El recado del versículo 2 de capítulo 19 del Libro del Levítico, enviado por Dios, por medio de Moisés a los israelitas: "Habla en estos términos a toda la comunidad de Israel: Ustedes serán santos, porque yo, el Señor su Dios, soy santo", en principio puede ser juzgado por cualquiera como una meta inalcanzable; pero luego el mismo texto nos es explicado más adelante con submetas más aterrizadas a nuestra realidad y que pueden ser mejor entendidas y aplicadas paso a paso: no odiar de corazón, no guardar rencor, amar al prójimo, corregir, etc. Se no da desde allí un esquema para poder emprender el camino a la perfección, es decir a la santidad.
Sin embargo, para un pueblo que estaba siendo conducido a un camino diferente al del resto de la humanidad muchas leyes tenían que ser dictadas para conducirlo a terreno seguro, evitando la contaminación por influencia e imitación reinante en la realidad de ese entonces. Así podría parecernos fuera del ideal de un Padre amoroso que se dictase una recomendación como el "ojo por ojo, diente por diente", sin embargo esa era, en aquella época, una avanzada de evitar entonces el usual abuso avasallante y destructivo del contrario: la respuesta debía ser sólo, y no más que, de una magnitud proporcional al daño que se había recibido.
Sin embargo, ese conjunto de normas intentó ser aplicado tan sólo como precepto donde el sentimiento del corazón no contaba; sólo era importante la letra.
Jesús viene varios siglos después no a abolir, sinó a a darle correcta interpretación a esas leyes y mandatos que deben conducirnos alcanzar el llamado a la perfección, a la santidad. Ese camino se nos expresa, en el Sermón de la montaña, a modo de una actualización a la interpretación diciendo; El Señor nos dice con autoridad: "Está mandado...; pues yo les digo...", también: "Han oído que se dijo...; yo en cambio le digo..." en ambos casos contraponiendo a la letra aislada, pura y simple, la misericordia y el amor que no puede faltar en ella.

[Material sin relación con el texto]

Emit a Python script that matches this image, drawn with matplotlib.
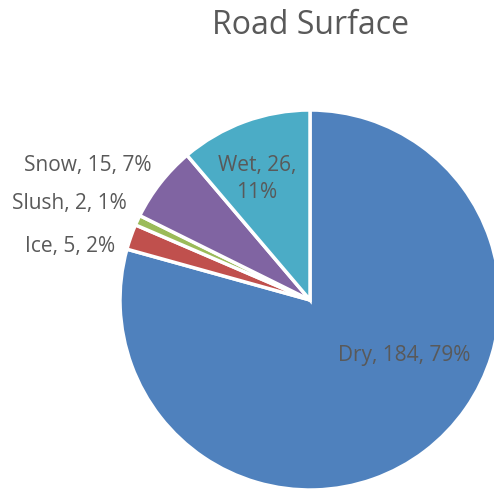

Con ese nuevo enfoque, Jesús reorienta el amor al prójimo. El amor de que nos habla es ya no sólo al pariente o al compueblano; es a todo el mundo, incluyendo no sólo al que no conocemos, sino también al enemigo, al que nos ofende, al que no le caemos, o no nos cae él a nosotros, bien.
¿Es fácil? Claro que para nosotros no lo es. ¿Podemos hacerlo con nuestras propias fuerzas? Por supuesto que no.
Pero Jesús nos ha dado su Santo Espíritu, el Espíritu de su Padre que hemos recibido en el Sacramento Bautismal y que renovamos y reforzamos cada vez que lo pedimos con ansias y fe. Somos Templo del Espíritu Santo, nos dice san Pablo en la Primera Carta a los Corintios; ese Espíritu nos lleva a actuar como Cristo. Así pudo san Esteban perdonar a sus verdugos a imitación de Cristo; así tantos otros santos y modelo de santidad han podido atravesar ese sendero. Dios nos ama a sabiendas de nuestros pecados y ofensas, si tenemos su Espíritu en nosotros, ¿por qué no perdonar a los que nos ofenden?, ¿por qué no amar a todos como Él nos ama a nosotros?
Ese es el camino de la perfección, el sendero de la santidad: imitar a Cristo; fortalecidos con su Espíritu Santo siempre caminar procurando practicar el amor y la justicia. Como he dicho en otras ocasiones: ante las disyuntivas y decisiones, siempre preguntarnos ¿qué haría Cristo en una situación como esta?, y actuar de acuerdo a lo que hemos aprendido de Él. Así seremos como quiere Jesús que seamos: perfectos, santos, como su Padre que Él, con su propio sacrificio, ha hecho también Padre nuestro. Amén.